Supplied data:
>> start

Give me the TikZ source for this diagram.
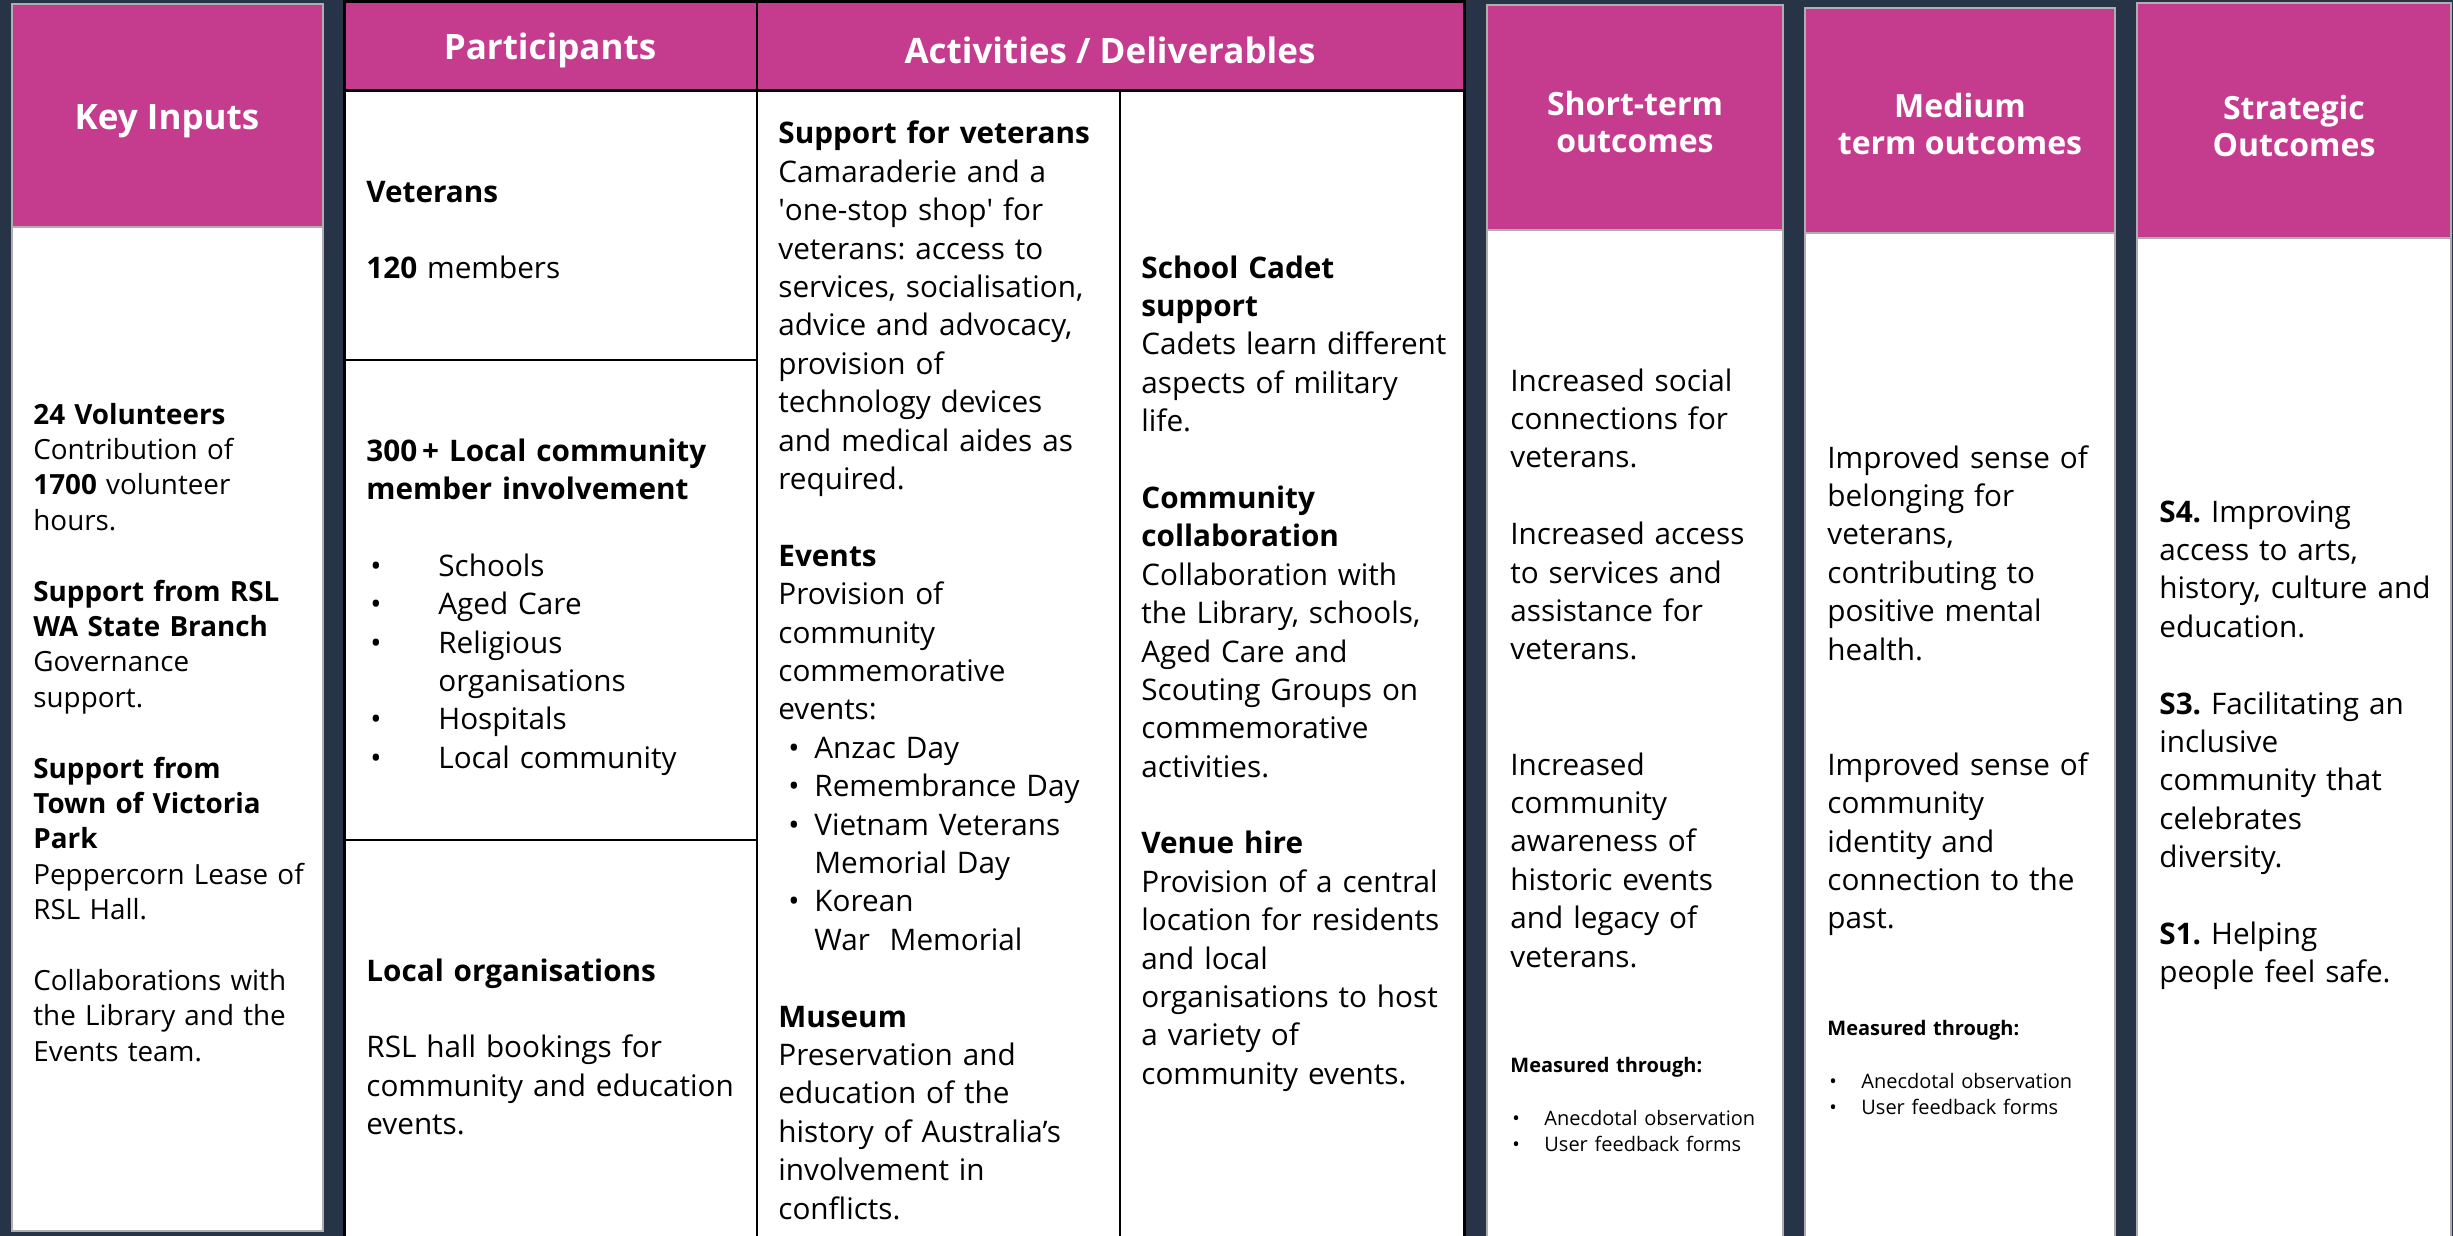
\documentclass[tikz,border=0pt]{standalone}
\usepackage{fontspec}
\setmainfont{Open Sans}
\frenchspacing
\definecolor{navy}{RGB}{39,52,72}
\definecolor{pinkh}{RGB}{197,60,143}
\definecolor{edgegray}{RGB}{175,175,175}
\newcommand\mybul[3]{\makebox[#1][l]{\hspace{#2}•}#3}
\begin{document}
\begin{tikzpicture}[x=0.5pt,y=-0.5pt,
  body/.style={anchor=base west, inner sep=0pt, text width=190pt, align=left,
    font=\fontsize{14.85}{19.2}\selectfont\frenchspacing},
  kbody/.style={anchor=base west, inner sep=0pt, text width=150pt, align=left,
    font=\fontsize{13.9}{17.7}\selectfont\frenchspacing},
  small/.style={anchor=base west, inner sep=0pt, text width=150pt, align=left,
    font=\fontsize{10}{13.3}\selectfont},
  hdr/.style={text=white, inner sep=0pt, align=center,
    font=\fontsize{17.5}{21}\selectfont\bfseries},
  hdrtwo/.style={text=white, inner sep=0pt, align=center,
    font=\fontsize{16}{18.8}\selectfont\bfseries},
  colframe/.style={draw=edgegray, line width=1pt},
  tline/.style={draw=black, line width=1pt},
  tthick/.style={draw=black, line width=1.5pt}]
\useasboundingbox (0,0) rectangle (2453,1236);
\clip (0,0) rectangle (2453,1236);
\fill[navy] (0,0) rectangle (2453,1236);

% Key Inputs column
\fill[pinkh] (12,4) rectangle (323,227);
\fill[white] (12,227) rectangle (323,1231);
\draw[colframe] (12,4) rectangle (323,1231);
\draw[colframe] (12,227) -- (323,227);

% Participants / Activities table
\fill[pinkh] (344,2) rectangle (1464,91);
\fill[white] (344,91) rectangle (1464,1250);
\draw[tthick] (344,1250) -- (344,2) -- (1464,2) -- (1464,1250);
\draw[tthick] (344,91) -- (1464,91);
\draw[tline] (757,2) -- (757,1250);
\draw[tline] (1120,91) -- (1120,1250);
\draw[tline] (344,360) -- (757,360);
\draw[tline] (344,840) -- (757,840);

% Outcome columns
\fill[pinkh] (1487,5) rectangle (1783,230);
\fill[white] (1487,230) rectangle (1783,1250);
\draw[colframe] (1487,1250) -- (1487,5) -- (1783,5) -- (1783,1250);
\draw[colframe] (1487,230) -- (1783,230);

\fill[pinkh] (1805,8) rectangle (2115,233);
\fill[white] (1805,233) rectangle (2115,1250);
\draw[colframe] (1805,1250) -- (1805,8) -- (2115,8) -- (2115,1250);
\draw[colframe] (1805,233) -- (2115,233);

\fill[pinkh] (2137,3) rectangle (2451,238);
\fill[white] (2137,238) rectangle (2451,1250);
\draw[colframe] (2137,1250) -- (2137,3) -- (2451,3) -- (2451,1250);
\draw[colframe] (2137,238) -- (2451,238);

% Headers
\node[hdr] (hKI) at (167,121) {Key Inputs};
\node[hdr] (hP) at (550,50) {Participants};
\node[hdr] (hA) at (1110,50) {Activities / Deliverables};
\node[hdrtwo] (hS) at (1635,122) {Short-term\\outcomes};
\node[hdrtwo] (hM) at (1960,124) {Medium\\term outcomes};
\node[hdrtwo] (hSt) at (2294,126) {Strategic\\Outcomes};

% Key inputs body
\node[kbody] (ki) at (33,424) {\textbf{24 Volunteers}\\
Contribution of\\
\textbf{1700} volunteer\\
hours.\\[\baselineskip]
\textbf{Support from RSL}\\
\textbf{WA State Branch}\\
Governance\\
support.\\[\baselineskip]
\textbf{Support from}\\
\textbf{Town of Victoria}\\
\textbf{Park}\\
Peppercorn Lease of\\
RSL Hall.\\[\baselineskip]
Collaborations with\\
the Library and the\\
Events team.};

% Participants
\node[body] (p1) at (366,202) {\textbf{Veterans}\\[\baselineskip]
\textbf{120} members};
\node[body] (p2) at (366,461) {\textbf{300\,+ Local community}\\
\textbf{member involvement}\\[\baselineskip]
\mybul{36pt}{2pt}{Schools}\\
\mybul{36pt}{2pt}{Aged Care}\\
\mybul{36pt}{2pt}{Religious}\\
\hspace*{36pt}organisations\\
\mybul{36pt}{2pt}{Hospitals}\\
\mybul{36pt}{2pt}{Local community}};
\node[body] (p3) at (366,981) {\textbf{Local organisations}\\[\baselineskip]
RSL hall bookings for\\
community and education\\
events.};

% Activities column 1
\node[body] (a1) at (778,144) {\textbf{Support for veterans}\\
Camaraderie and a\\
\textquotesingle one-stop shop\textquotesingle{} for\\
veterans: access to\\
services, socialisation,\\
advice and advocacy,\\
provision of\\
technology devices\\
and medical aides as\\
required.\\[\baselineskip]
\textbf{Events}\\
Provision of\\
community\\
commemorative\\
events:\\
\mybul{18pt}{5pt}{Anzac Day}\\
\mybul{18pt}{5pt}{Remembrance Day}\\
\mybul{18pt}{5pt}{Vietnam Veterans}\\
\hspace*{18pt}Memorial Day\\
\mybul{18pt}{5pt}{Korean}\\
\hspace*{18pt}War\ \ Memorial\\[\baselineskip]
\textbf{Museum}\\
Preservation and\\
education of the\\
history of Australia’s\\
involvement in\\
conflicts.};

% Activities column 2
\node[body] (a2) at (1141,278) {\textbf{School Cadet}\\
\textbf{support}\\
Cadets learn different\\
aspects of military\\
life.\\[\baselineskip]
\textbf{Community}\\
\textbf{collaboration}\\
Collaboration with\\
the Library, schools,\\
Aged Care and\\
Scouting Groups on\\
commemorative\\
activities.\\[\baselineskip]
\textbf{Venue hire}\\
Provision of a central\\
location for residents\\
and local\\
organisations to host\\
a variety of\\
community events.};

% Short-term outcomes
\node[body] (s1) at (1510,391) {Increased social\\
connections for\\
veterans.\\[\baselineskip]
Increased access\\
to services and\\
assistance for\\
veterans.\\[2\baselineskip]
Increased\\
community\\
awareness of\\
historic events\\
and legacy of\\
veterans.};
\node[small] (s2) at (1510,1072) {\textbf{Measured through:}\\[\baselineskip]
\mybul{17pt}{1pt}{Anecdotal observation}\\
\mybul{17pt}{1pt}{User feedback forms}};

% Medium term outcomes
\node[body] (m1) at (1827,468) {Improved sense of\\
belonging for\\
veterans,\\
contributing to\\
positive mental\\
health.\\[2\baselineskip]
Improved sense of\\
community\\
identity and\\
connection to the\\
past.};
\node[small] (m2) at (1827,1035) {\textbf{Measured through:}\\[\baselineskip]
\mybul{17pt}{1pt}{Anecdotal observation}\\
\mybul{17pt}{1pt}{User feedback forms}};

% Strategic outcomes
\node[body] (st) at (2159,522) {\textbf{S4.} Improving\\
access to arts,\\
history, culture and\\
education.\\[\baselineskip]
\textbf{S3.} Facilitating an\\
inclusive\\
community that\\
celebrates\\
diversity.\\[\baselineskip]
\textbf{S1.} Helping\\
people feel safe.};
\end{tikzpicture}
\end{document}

>> end

What you are asked to do:
All of the data above should be transcribed verbatim, with pictures omitted.

Reply:
Give me the TikZ source for this diagram.
\documentclass[tikz,border=0pt]{standalone}
\usepackage{fontspec}
\setmainfont{Open Sans}
\frenchspacing
\definecolor{navy}{RGB}{39,52,72}
\definecolor{pinkh}{RGB}{197,60,143}
\definecolor{edgegray}{RGB}{175,175,175}
\newcommand\mybul[3]{\makebox[#1][l]{\hspace{#2}•}#3}
\begin{document}
\begin{tikzpicture}[x=0.5pt,y=-0.5pt,
  body/.style={anchor=base west, inner sep=0pt, text width=190pt, align=left,
    font=\fontsize{14.85}{19.2}\selectfont\frenchspacing},
  kbody/.style={anchor=base west, inner sep=0pt, text width=150pt, align=left,
    font=\fontsize{13.9}{17.7}\selectfont\frenchspacing},
  small/.style={anchor=base west, inner sep=0pt, text width=150pt, align=left,
    font=\fontsize{10}{13.3}\selectfont},
  hdr/.style={text=white, inner sep=0pt, align=center,
    font=\fontsize{17.5}{21}\selectfont\bfseries},
  hdrtwo/.style={text=white, inner sep=0pt, align=center,
    font=\fontsize{16}{18.8}\selectfont\bfseries},
  colframe/.style={draw=edgegray, line width=1pt},
  tline/.style={draw=black, line width=1pt},
  tthick/.style={draw=black, line width=1.5pt}]
\useasboundingbox (0,0) rectangle (2453,1236);
\clip (0,0) rectangle (2453,1236);
\fill[navy] (0,0) rectangle (2453,1236);

% Key Inputs column
\fill[pinkh] (12,4) rectangle (323,227);
\fill[white] (12,227) rectangle (323,1231);
\draw[colframe] (12,4) rectangle (323,1231);
\draw[colframe] (12,227) -- (323,227);

% Participants / Activities table
\fill[pinkh] (344,2) rectangle (1464,91);
\fill[white] (344,91) rectangle (1464,1250);
\draw[tthick] (344,1250) -- (344,2) -- (1464,2) -- (1464,1250);
\draw[tthick] (344,91) -- (1464,91);
\draw[tline] (757,2) -- (757,1250);
\draw[tline] (1120,91) -- (1120,1250);
\draw[tline] (344,360) -- (757,360);
\draw[tline] (344,840) -- (757,840);

% Outcome columns
\fill[pinkh] (1487,5) rectangle (1783,230);
\fill[white] (1487,230) rectangle (1783,1250);
\draw[colframe] (1487,1250) -- (1487,5) -- (1783,5) -- (1783,1250);
\draw[colframe] (1487,230) -- (1783,230);

\fill[pinkh] (1805,8) rectangle (2115,233);
\fill[white] (1805,233) rectangle (2115,1250);
\draw[colframe] (1805,1250) -- (1805,8) -- (2115,8) -- (2115,1250);
\draw[colframe] (1805,233) -- (2115,233);

\fill[pinkh] (2137,3) rectangle (2451,238);
\fill[white] (2137,238) rectangle (2451,1250);
\draw[colframe] (2137,1250) -- (2137,3) -- (2451,3) -- (2451,1250);
\draw[colframe] (2137,238) -- (2451,238);

% Headers
\node[hdr] (hKI) at (167,121) {Key Inputs};
\node[hdr] (hP) at (550,50) {Participants};
\node[hdr] (hA) at (1110,50) {Activities / Deliverables};
\node[hdrtwo] (hS) at (1635,122) {Short-term\\outcomes};
\node[hdrtwo] (hM) at (1960,124) {Medium\\term outcomes};
\node[hdrtwo] (hSt) at (2294,126) {Strategic\\Outcomes};

% Key inputs body
\node[kbody] (ki) at (33,424) {\textbf{24 Volunteers}\\
Contribution of\\
\textbf{1700} volunteer\\
hours.\\[\baselineskip]
\textbf{Support from RSL}\\
\textbf{WA State Branch}\\
Governance\\
support.\\[\baselineskip]
\textbf{Support from}\\
\textbf{Town of Victoria}\\
\textbf{Park}\\
Peppercorn Lease of\\
RSL Hall.\\[\baselineskip]
Collaborations with\\
the Library and the\\
Events team.};

% Participants
\node[body] (p1) at (366,202) {\textbf{Veterans}\\[\baselineskip]
\textbf{120} members};
\node[body] (p2) at (366,461) {\textbf{300\,+ Local community}\\
\textbf{member involvement}\\[\baselineskip]
\mybul{36pt}{2pt}{Schools}\\
\mybul{36pt}{2pt}{Aged Care}\\
\mybul{36pt}{2pt}{Religious}\\
\hspace*{36pt}organisations\\
\mybul{36pt}{2pt}{Hospitals}\\
\mybul{36pt}{2pt}{Local community}};
\node[body] (p3) at (366,981) {\textbf{Local organisations}\\[\baselineskip]
RSL hall bookings for\\
community and education\\
events.};

% Activities column 1
\node[body] (a1) at (778,144) {\textbf{Support for veterans}\\
Camaraderie and a\\
\textquotesingle one-stop shop\textquotesingle{} for\\
veterans: access to\\
services, socialisation,\\
advice and advocacy,\\
provision of\\
technology devices\\
and medical aides as\\
required.\\[\baselineskip]
\textbf{Events}\\
Provision of\\
community\\
commemorative\\
events:\\
\mybul{18pt}{5pt}{Anzac Day}\\
\mybul{18pt}{5pt}{Remembrance Day}\\
\mybul{18pt}{5pt}{Vietnam Veterans}\\
\hspace*{18pt}Memorial Day\\
\mybul{18pt}{5pt}{Korean}\\
\hspace*{18pt}War\ \ Memorial\\[\baselineskip]
\textbf{Museum}\\
Preservation and\\
education of the\\
history of Australia’s\\
involvement in\\
conflicts.};

% Activities column 2
\node[body] (a2) at (1141,278) {\textbf{School Cadet}\\
\textbf{support}\\
Cadets learn different\\
aspects of military\\
life.\\[\baselineskip]
\textbf{Community}\\
\textbf{collaboration}\\
Collaboration with\\
the Library, schools,\\
Aged Care and\\
Scouting Groups on\\
commemorative\\
activities.\\[\baselineskip]
\textbf{Venue hire}\\
Provision of a central\\
location for residents\\
and local\\
organisations to host\\
a variety of\\
community events.};

% Short-term outcomes
\node[body] (s1) at (1510,391) {Increased social\\
connections for\\
veterans.\\[\baselineskip]
Increased access\\
to services and\\
assistance for\\
veterans.\\[2\baselineskip]
Increased\\
community\\
awareness of\\
historic events\\
and legacy of\\
veterans.};
\node[small] (s2) at (1510,1072) {\textbf{Measured through:}\\[\baselineskip]
\mybul{17pt}{1pt}{Anecdotal observation}\\
\mybul{17pt}{1pt}{User feedback forms}};

% Medium term outcomes
\node[body] (m1) at (1827,468) {Improved sense of\\
belonging for\\
veterans,\\
contributing to\\
positive mental\\
health.\\[2\baselineskip]
Improved sense of\\
community\\
identity and\\
connection to the\\
past.};
\node[small] (m2) at (1827,1035) {\textbf{Measured through:}\\[\baselineskip]
\mybul{17pt}{1pt}{Anecdotal observation}\\
\mybul{17pt}{1pt}{User feedback forms}};

% Strategic outcomes
\node[body] (st) at (2159,522) {\textbf{S4.} Improving\\
access to arts,\\
history, culture and\\
education.\\[\baselineskip]
\textbf{S3.} Facilitating an\\
inclusive\\
community that\\
celebrates\\
diversity.\\[\baselineskip]
\textbf{S1.} Helping\\
people feel safe.};
\end{tikzpicture}
\end{document}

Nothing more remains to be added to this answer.